VOYAGER / 松任谷由実

タイトルから連想される通り航海や宇宙がテーマのアルバム。以前より海をテーマにした名曲が多かったこともあり、今作も大海を思わせる「青い船で」「TROPIC OF CAPRICORN」のような曲はあるが、直接関係ないような曲も多くあり、ユーミン節炸裂の名曲「ダンデライオン」や、あからさまにF1層ターゲットの「ガールフレンズ」「結婚ルーレット」「ハートブレイク」もあり全体的な印象としては前作同様に高クオリティ商業ポップス集といった趣。アルバム全体としての統一感は少々希薄ではあるけどどれも名曲佳曲揃いなので聴いてて楽しめる。
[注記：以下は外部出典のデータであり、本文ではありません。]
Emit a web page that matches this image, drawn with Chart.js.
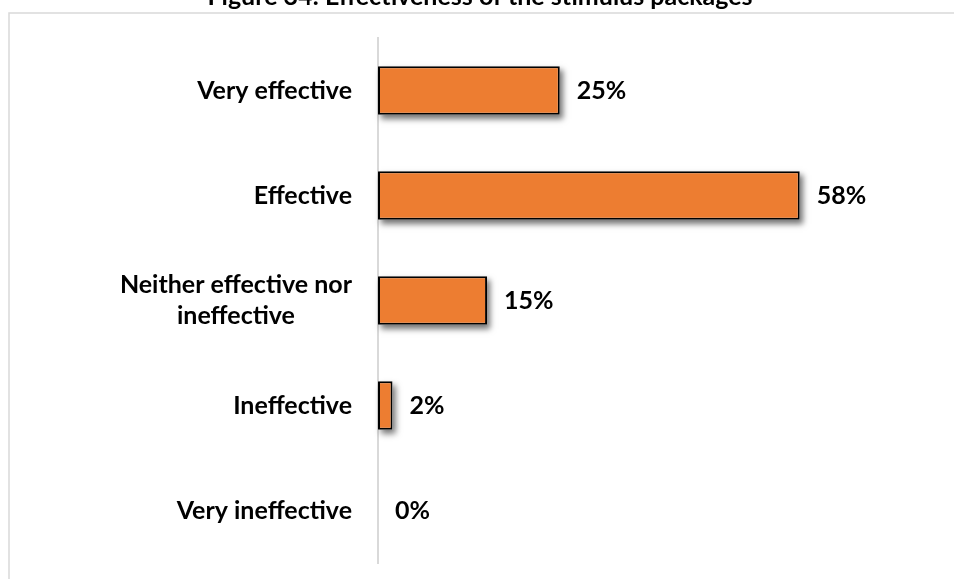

というかここらへんから80年代後半までは変わらずどれも名曲佳曲揃いなので新しく書くことがなくなってくるが、いずれにしてもこのクオリティを数年に渡って維持し続けたのは凄い。

個人的な印象では前後の「REINCARNATION」「NO SIDE」よりは優先度は落ちてしうまけど、それはその2枚が良すぎるだけでこれも十分すぎるほど満足度は高い。唯一惜しいのは恐らくタイトル曲になると思われた「VOYAGER ~ 日付のない墓標」がタイアップ先の映画の公開が遅れてアルバム収録されなかったこと。これ入ってたらかなり締まってたと思えるだけに勿体ない。

おすすめ曲

ダンデライオン〜遅咲きのたんぽぽ

代表曲の1つで安心安定ユーミン節炸裂の名バラード。バラードといっても近年ありがちなストリングスで盛大に盛り上げるという感じではなく所々でしっかり聞かせるコーラスやハープが印象的で、正隆さんこういう要所要所でリスナーの注意を引くようなアレンジが得意そうなイメージがある。

青い船で

曲名通り船旅をテーマにした曲で、比較的淡々としているバラードながらも壮大なスケールを感じる。特にあまりに自然な転調からラスサビが来る部分が同じメロなのにスケールアップして聴こえるのが恐ろしい。以前より大海を感じさせる曲に外れ無しと言っているがこれも名曲だと思う。

ハートブレイク

あからさまにF1層ターゲットの曲でアルバム冒頭に収録された「ガールフレンズ」と印象ダダ被りではあるが、メロディがドキャッチーで完璧な曲。Bメロからドキャッチーで引き込まれるけどサビ最後の「感謝して別れるのは小説だけ」のメロディと歌詞の噛み合い具合が凄いというか、思いついても大抵の人は歌いたくなさそうなメロディを堂々と歌ってしまうところに戦慄。

ユーミンのボーカルは正直お世辞にも巧くはないので歌の評価は後になってくるんだけど、この曲に関してはノンビブラートが映えている印象でこの声でしかありえない気がする。

TROPIC OF CAPRICORN

曲名は「南回帰線」の意。大海を表現したと思われる?オクターブをこれでもかというほど多用したピアノアレンジが完璧すぎてうっとりしてしまう(笑)。この時期の正隆さんのアレンジは絶好調と言う他なく、楽曲の魅力を余すところなくデコレーションしてくれる。多用されるスラップベースも良い味を出している。

時をかける少女

言わずと知れた代表曲かつ原田知世さんへの提供曲。提供曲ということもあってアルバム内でもひときわポップで、名曲佳曲揃いなアルバム内でなんだかんだ一番印象的なのはこの曲かも。やや歌詞が幼いのでこの時点で30近かったユーミンが歌うには少々違和感がなくもないが、セルフカバーという前提で楽しむのが正解か。